Michael DeForge’s 'Kid Mafia' was collected recently by Secret Headquarters, or at least the first three issues. That's one of my favorite DeForge comics, and largely only avaliable from him at conventions, so a collection should be a good way to get the work out there.

I read this Vladimir Nabokov interview with the Paris Review shortly before the release of the Alan Moore series of essays in the form of answers “interview” which recently came out. It’s weird, but Nabokov shit talks for almost the entirety of that interview in a way that i feel Moore wishes he could.

I watched every Comedians in Cars Getting Coffee last month. The Chris Rock one was probably the stand out, but they’re all pretty great.
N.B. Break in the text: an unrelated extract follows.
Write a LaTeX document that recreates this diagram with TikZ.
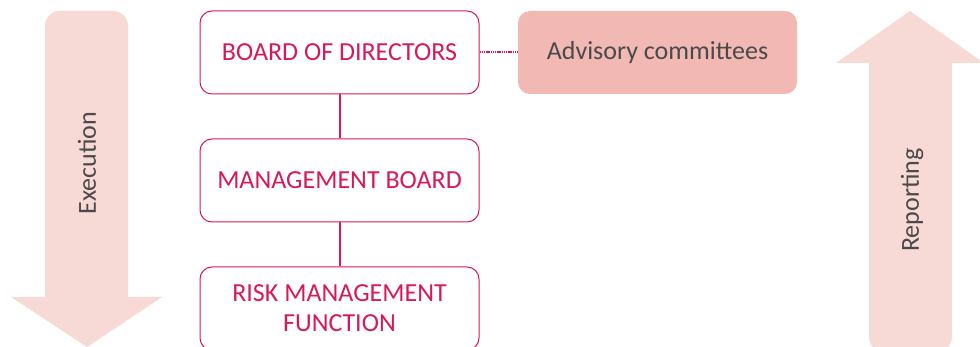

As an aside, one of my ex-managers met Chris Rock when he was shooting a scene at his work and i guess every time Rock ran into him, he kept asking him about his kids and if he was gonna go see "Madagascar 2" when it came out. This isn’t that funny of a story until my manager told me his wife had just filed for divorce a week previous (I would tell that story to everyone i ever met if it was me).

Ryan Holmberg on Post-War Manga. Ryan Holmberg on Manga is always a must read. I’ll miss those 40+ page essays in 10 Cent Manga.

The Inkstuds 500th episode. Featuring my two favorite Inkstuds recurring guests.

Leading into the final days of Angouleme, Katsuhiro Otomo was the hands on favorite to win the Grand Prix, but in an odd twist 'Calvin and Hobbes' creator and noted recluse Bill Watterson won the prize. Since Otomo is still up for the prize next year (as long as he is alive), here's his out of print and therefore extremely expensive early work 'Domu', which has recently appeared scanned in completion online. I have heard rumors that 'Domu' is better than 'Akira', but i’m not sure how much of that is bluster about having read the work and how much of it is truth.

A review of Jack Kirby’s adaptation of '2001: A Space Odyssey'. I have read most of that series in issues since it will never be reprinted (and not never like 'Miracleman', i mean like never ever). Since it is a very good comic, and as the review points out, an interesting work to look at to see what Kirby took and didn't take from the Kubrick film.